O que dá pena, porém, é ver algumas celebridades, que chegaram a admitir, vejam só, que tiveram de diminuir as viagens ao exterior, as compras na Europa, as férias com os filhos na Disney; até mesmo os jantares freqüentes em restaurantes finos, tiveram de se restringir a uma ou duas vezes por semana. Teve gente, desse meio, que teve até que vender os barcos, iates, lanchas, diminuir o número de carros importados, limitar a compra de jóias. Vou chorar!!!

Aí eu pergunto: - Dá pra ter pena dessa gente?

Joãosinho Trinta dizia que pobre gosta de ver ricos e luxo na TV, e não outros pobres.

Eu entendo isso. Eles vêem os bem nascidos ou alpinistas sociais, e todos os suntuosos ambientes mostrados, do mesmo jeito que os abonados vêem os sultões, marajás ou até uns vilões fantásticos, geralmente, miliardários e esbanjadores. Não há limite para a ganância.

Quando eu era criança, muitos adultos repetiam, fazendo caretas, que os comunistas iriam dominar o mundo e fazer com que todos ficassem, igualmente, pobres. De tanto ouvir isso, comecei a prestar atenção e pensava: - Mas não é isso que Jesus pregava? Ele não dizia para nos desvencilharmos dos bens materiais e dar aos pobres?

Os comunistas dominaram grande parte do mundo, mas não para igualar as condições dos cidadãos, senão na miséria e carestia. Implantaram ditaduras e distribuíram todo tipo de benesses entre uma elite minoritária. Hoje posso dizer que nunca conheci um comunista ou um cristão autênticos, porque todos com quem travei contato eram bons de papo, mas péssimos em se desapegar de tudo em favor de outros. De um lado e outro, só propaganda enganosa.

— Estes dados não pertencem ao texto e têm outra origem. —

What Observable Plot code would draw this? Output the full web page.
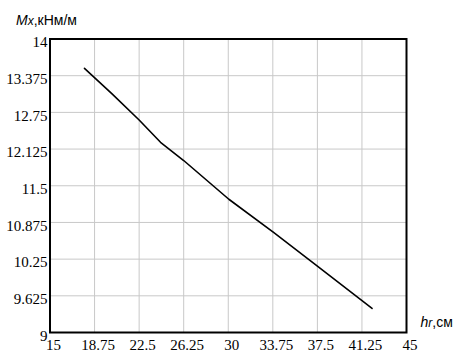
<!DOCTYPE html>
<html>
<head>
<meta charset="utf-8">
<script src="https://cdn.jsdelivr.net/npm/d3@7"></script>
<script src="https://cdn.jsdelivr.net/npm/@observablehq/plot@0.6"></script>
<style>
  html, body { margin: 0; padding: 0; background: #fff; }
  svg { overflow: visible; }
</style>
</head>
<body>
<div id="chart"></div>
<script>
const hr = [17.9, 20.2, 22.5, 24.3, 26.25, 30.05, 33.84, 37.5, 42.1];
const Mx = [13.50, 13.07, 12.62, 12.24, 11.93, 11.27, 10.70, 10.13, 9.41];
const xTicks = [15, 18.75, 22.5, 26.25, 30, 33.75, 37.5, 41.25, 45];
const yTicks = [9, 9.625, 10.25, 10.875, 11.5, 12.125, 12.75, 13.375, 14];
const xTickLabels = ["15", "18.75", "22.5", "26.25", "30", "33.75", "37.5", "41.25", "45"];
const yTickLabels = ["9", "9.625", "10.25", "10.875", "11.5", "12.125", "12.75", "13.375", "14"];

const data = hr.map((h, i) => ({hr: h, Mx: Mx[i]}));
const serif = "'Liberation Serif', 'Times New Roman', serif";

const plot = Plot.plot({
  width: 458,
  height: 352,
  marginLeft: 49.5,
  marginRight: 52,
  marginTop: 38.5,
  marginBottom: 20,
  style: {background: "#fff", color: "#000"},
  x: {domain: [15, 45]},
  y: {domain: [9, 14]},
  marks: [
    Plot.gridX(xTicks, {stroke: "#c8c8c8", strokeOpacity: 1, strokeWidth: 1}),
    Plot.gridY(yTicks, {stroke: "#c8c8c8", strokeOpacity: 1, strokeWidth: 1}),
    Plot.axisX(xTicks, {tickSize: 0, tickPadding: 7, dx: 3.5, label: null,
      fontFamily: serif, fontSize: 15,
      tickFormat: d => xTickLabels[xTicks.indexOf(d)], fill: "#000"}),
    Plot.axisY(yTicks, {tickSize: 0, tickPadding: 2.5, dy: 3.5, label: null,
      fontFamily: serif, fontSize: 15,
      tickFormat: d => yTickLabels[yTicks.indexOf(d)], fill: "#000"}),
    Plot.line(data, {x: "hr", y: "Mx", stroke: "#000", strokeWidth: 1.6}),
    Plot.frame({stroke: "#000", strokeWidth: 2})
  ]
});

const svg = d3.select(plot);
svg.selectAll("[aria-label^='x-axis'] text, [aria-label^='y-axis'] text")
  .attr("font-family", serif).attr("font-size", 15);

const t1 = svg.append("text")
  .attr("x", 16).attr("y", 25)
  .attr("text-anchor", "start")
  .attr("font-family", "Arial, 'Liberation Sans', sans-serif")
  .attr("font-size", 14)
  .attr("fill", "#000");
t1.append("tspan").attr("font-style", "italic").text("M");
t1.append("tspan").attr("font-style", "italic").attr("font-size", 12).text("x");
t1.append("tspan").text(",кНм/м");

const t2 = svg.append("text")
  .attr("x", 420.5).attr("y", 327)
  .attr("text-anchor", "start")
  .attr("font-family", "Arial, 'Liberation Sans', sans-serif")
  .attr("font-size", 14)
  .attr("fill", "#000");
t2.append("tspan").attr("font-style", "italic").text("h");
t2.append("tspan").attr("font-style", "italic").attr("font-size", 12).text("r");
t2.append("tspan").text(",см");

document.getElementById("chart").appendChild(plot);
</script>
</body>
</html>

Daí eu vejo vários políticos discursando sobre democracia e isonomia social.

Diz pra mim! Políticos, magistrados, militares, funcionários públicos, que só representam pequenérrima parcela da população, têm os mesmos direitos do restante do povo?

É claro que não. São pessoas especiais e não podem ser consideradas iguais.

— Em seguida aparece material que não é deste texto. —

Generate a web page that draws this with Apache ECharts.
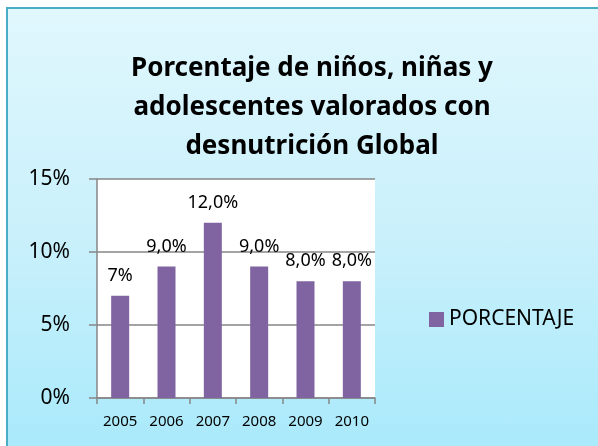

Toda vez que você surpreender alguém defendendo a democracia, pergunte-lhe se quer ser igual a todos por baixo ou especial por cima. Vou lhe adiantar que a resposta vai vir na forma de outra pergunta, numa gagueira, numa enrolação chata ou num desprezo silencioso. Juca Chaves, em rasgos de sinceridade, pedia ajuda para comprar seus uisquinhos.

Charutinho, um mendigo bem conhecido em Sampa, ao receber esmola de alguém, já anunciava: - Óia! Num vô cume, não. Isso é pra pinga, mêrmo. (e ainda olhava feio pro doador)

Solidarizo-me com a maioria, e quanto aos especiais, não dá pra ter pena dessa gente!